'Stench' around council won't fade without new blood
REBEL Labor MP Jo-Ann Miller is warning the people of Ipswich to think very carefully about who they want to lead the city into a new era beyond next year.
The Member for Bundamba believes the "stench" of corruption will remain at Ipswich City Council unless a "completely new" council is elected in 2020.
As part of the Councillor Integrity Policy Package, a number of policies have been introduced by the council and existing ones amended, with the intention of guiding new councillors and staff after the March election.
"The new integrity-based policy package for councillors sets leading practice standards for all incoming councillors to ensure that good governance, ethical and legal behaviour standards and transparent and effective processes are in place, providing a clear benchmark for all interactions between councillors, council officers and members of the community," CEO David Farmer said.
"The Crime and Corruption Commission Operation Windage report highlighted several areas of concern related to non-compliance with council policies and procedures. This integrity package addresses several of the findings made and places more appropriate and transparent controls around the risk areas.
"These leading practice standards reduce the risk of incoming councillors falling into the poor governance standards and resulting corruption that ultimately led to the dismissal of the Ipswich City Council in August 2018."
Ms Miller warned these policies put in place by interim administrator Greg Chemello are not set in stone and can be easily overturned by a new council.
"When the council elections occur next year, all Ipswich citizens need to bear that in mind," she said.
"That's why their vote is so important. People I've been talking to have made it very clear to me that they want a completely new lot of councillors elected and they don't want any previous councillors elected.
"The reality of the situation is that even though Greg Chemello has done a terrific job in bringing in new policies, the legal and administrative facts are that they can be overturned by new councillors."
The package addresses several keys areas including councillor and staff interaction, expenses reimbursement, election caretaker period, council meetings, the capture and retention of public records, contact with lobbyists, developers and submitters and the representation of the city at official functions.

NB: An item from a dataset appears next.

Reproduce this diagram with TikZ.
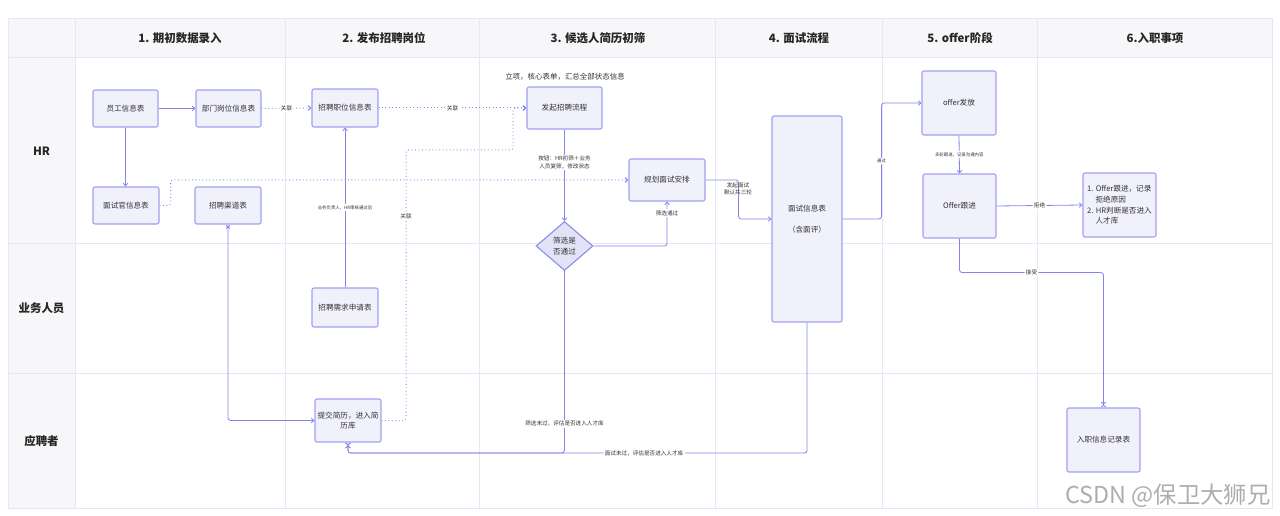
\documentclass[tikz,border=0pt]{standalone}
\usepackage{fontspec}
\setmainfont{Noto Sans CJK SC}
\usetikzlibrary{arrows.meta,shapes.geometric,calc}
\definecolor{gridc}{HTML}{E6E6F7}
\definecolor{headc}{HTML}{F7F7F9}
\definecolor{boxd}{HTML}{A0A0F2}
\definecolor{boxf}{HTML}{F1F1FC}
\definecolor{linec}{HTML}{8484EE}
\definecolor{txt}{HTML}{333333}
\definecolor{diaf}{HTML}{E3E3F7}
\definecolor{diad}{HTML}{8A8AE6}
\tikzset{
  box/.style={draw=boxd, fill=boxf, line width=0.8pt, rounded corners=1.5pt, inner sep=1pt, align=center, font=\fontsize{5.7}{8}\selectfont, text=txt},
  conn/.style={draw=linec, line width=0.6pt, rounded corners=2pt, -{Straight Barb[length=2pt,width=3.5pt]}},
  dotc/.style={conn, dotted, line width=0.75pt},
  bowc/.style={draw=linec, line width=0.6pt, rounded corners=2pt, -{Straight Barb[length=1.5pt,width=3.5pt]Straight Barb[reversed,length=1.5pt,width=3.5pt]}},
  lbl/.style={fill=white, inner sep=1pt, font=\fontsize{4.2}{5.4}\selectfont, text=txt, align=center},
  tinylbl/.style={lbl, font=\fontsize{3.3}{4.2}\selectfont},
  head/.style={font=\fontsize{8.6}{10}\selectfont\bfseries, text=black!85},
  gridl/.style={draw=gridc, line width=0.6pt}
}
\newcommand{\bx}[7][]{\node[box,#1, minimum width={(#4-#2)*0.75pt}, minimum height={(#5-#3)*0.75pt}] (#6) at ({(#2+#4)/2},{(#3+#5)/2}) {#7};}
\begin{document}
\begin{tikzpicture}[x=0.75pt,y=-0.75pt]
\useasboundingbox (0,0) rectangle (1280,516);
% lanes
\fill[headc] (8,18) rectangle (1272,57);
\fill[headc] (8,57) rectangle (75,508);
\foreach \yy in {57,243,373} \draw[gridl] (8,\yy) -- (1272,\yy);
\foreach \xx in {75,285,479,715,882,1037} \draw[gridl] (\xx,18) -- (\xx,508);
\draw[gridl] (8,18) rectangle (1272,508);
% headers
\node[head] (h1) at (180,38) {1. 期初数据录入};
\node[head] (h2) at (384,38) {2. 发布招聘岗位};
\node[head] (h3) at (598,38) {3. 候选人简历初筛};
\node[head] (h4) at (799,38) {4. 面试流程};
\node[head] (h5) at (960,38) {5. offer阶段};
\node[head] (h6) at (1155,38) {6.入职事项};
\node[head] (r1) at (41.5,151) {HR};
\node[head] (r2) at (41.5,308) {业务人员};
\node[head] (r3) at (41.5,441) {应聘者};
% boxes
\bx{93}{90}{158}{127}{emp}{员工信息表}
\bx{196}{90}{261}{127}{dept}{部门岗位信息表}
\bx{312}{89}{378}{127}{pos}{招聘职位信息表}
\bx{527}{87}{602}{129}{start}{发起招聘流程}
\node[text=txt, font=\fontsize{5.6}{7}\selectfont] (note) at (565,77) {立项，核心表单，汇总全部状态信息};
\bx{93}{187}{159}{224}{itv}{面试官信息表}
\bx{195}{187}{261}{224}{chan}{招聘渠道表}
\bx{312}{288}{378}{327}{req}{招聘需求申请表}
\bx{315}{399}{381}{442}{sub}{提交简历，进入简\\历库}
\bx{629}{159}{705}{201}{plan}{规划面试安排}
\node[diamond, draw=diad, fill=diaf, line width=0.8pt, minimum width=57*0.75pt, minimum height=49*0.75pt, inner sep=0pt, aspect=1.16, align=center, font=\fontsize{5.7}{8}\selectfont, text=txt] (dia) at (564.5,246) {筛选是\\否通过};
\bx{772}{116}{842}{322}{iv}{面试信息表\\[8pt]（含面评）}
\bx{922}{71}{996}{135}{offer}{offer发放}
\bx{923}{174}{996}{238}{fu}{Offer跟进}
\bx[align=left]{1083}{173}{1156}{237}{rej}{1. Offer跟进，记录\\\hspace*{1.1em}拒绝原因\\2. HR判断是否进入\\\hspace*{1.1em}人才库}
\bx{1067}{408}{1140}{472}{onb}{入职信息记录表}
% helper coordinates
\coordinate (bot) at (0,453);
\coordinate (c7a) at (406,150);
\coordinate (c7b) at (513,150);
% connectors
\draw[conn] (emp.east) -- (dept.west);
\draw[conn] (emp.south) -- (emp.south |- itv.north);
\draw[dotc] (dept.east) -- node[lbl]{关联} (pos.west);
\draw[dotc] (pos.east) -- node[lbl]{关联} (start.west);
\draw[conn] (req.north) -- node[tinylbl, pos=0.5]{业务负责人，HR审核通过后} (pos.south);
\draw[dotc] (itv.east) -- ++(11,0) |- (plan.west);
\draw[dotc] (sub.east) -| (c7a) -- (c7b) |- (start.west);
\node[lbl] (l7) at (406,216) {关联};
\draw[bowc, arrows={-{Straight Barb[length=2pt,width=3.5pt]}}] (chan.south) |- (sub.west);
\draw[draw=linec, line width=0.6pt] ($(chan.south)+(-2,1)$) -- ($(chan.south)+(2,4)$) ($(chan.south)+(2,1)$) -- ($(chan.south)+(-2,4)$);
\draw[conn] (start.south) -- node[lbl, pos=0.36]{按钮：HR初筛＋业务\\人员复筛，修改状态} (dia.north);
\draw[conn] (dia.east) -| node[lbl, pos=0.87]{筛选通过} (plan.south);
\draw[bowc] (dia.south) -- node[lbl, pos=0.84]{筛选未过，评估是否进入人才库} (dia.south |- bot) -| (sub.south);
\draw[bowc] (iv.south) -- (iv.south |- bot) -- node[lbl, pos=0.355]{面试未过，评估是否进入人才库} (sub.south |- bot) -- (sub.south);
\draw[conn] (plan.east) -- ++(33,0) coordinate (c13) |- (iv.west);
\node[lbl, fill=none] (l13) at (738,189) {发起面试\\默认共三轮};
\draw[conn] (iv.east) -- ++(39,0) |- node[tinylbl, pos=0.25]{通过} (offer.west);
\draw[conn] (offer.south) -- node[tinylbl]{多轮跟进，记录沟通内容} (fu.north);
\draw[conn] (fu.east) -- node[lbl]{拒绝} (rej.west);
\draw[bowc] (fu.south) -- ++(0,34) -| node[lbl, pos=0.25]{接受} (onb.north);
% watermark
\node[text=black!32, font=\fontsize{17.5}{19}\selectfont] (wm) at (1168,496) {CSDN @保卫大狮兄};
\end{tikzpicture}
\end{document}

"The review of current practices identified that a number of current policies required significant review or replacement to ensure that a clear alignment between the Local Government and Public Sector Ethics Principles and council process exists," Mr Farmer said.
"In formulating these documents, significant research has been undertaken on similar documents throughout Australia, with the aim of ensuring that the new policies meet the standard of leading practice that council is striving to achieve."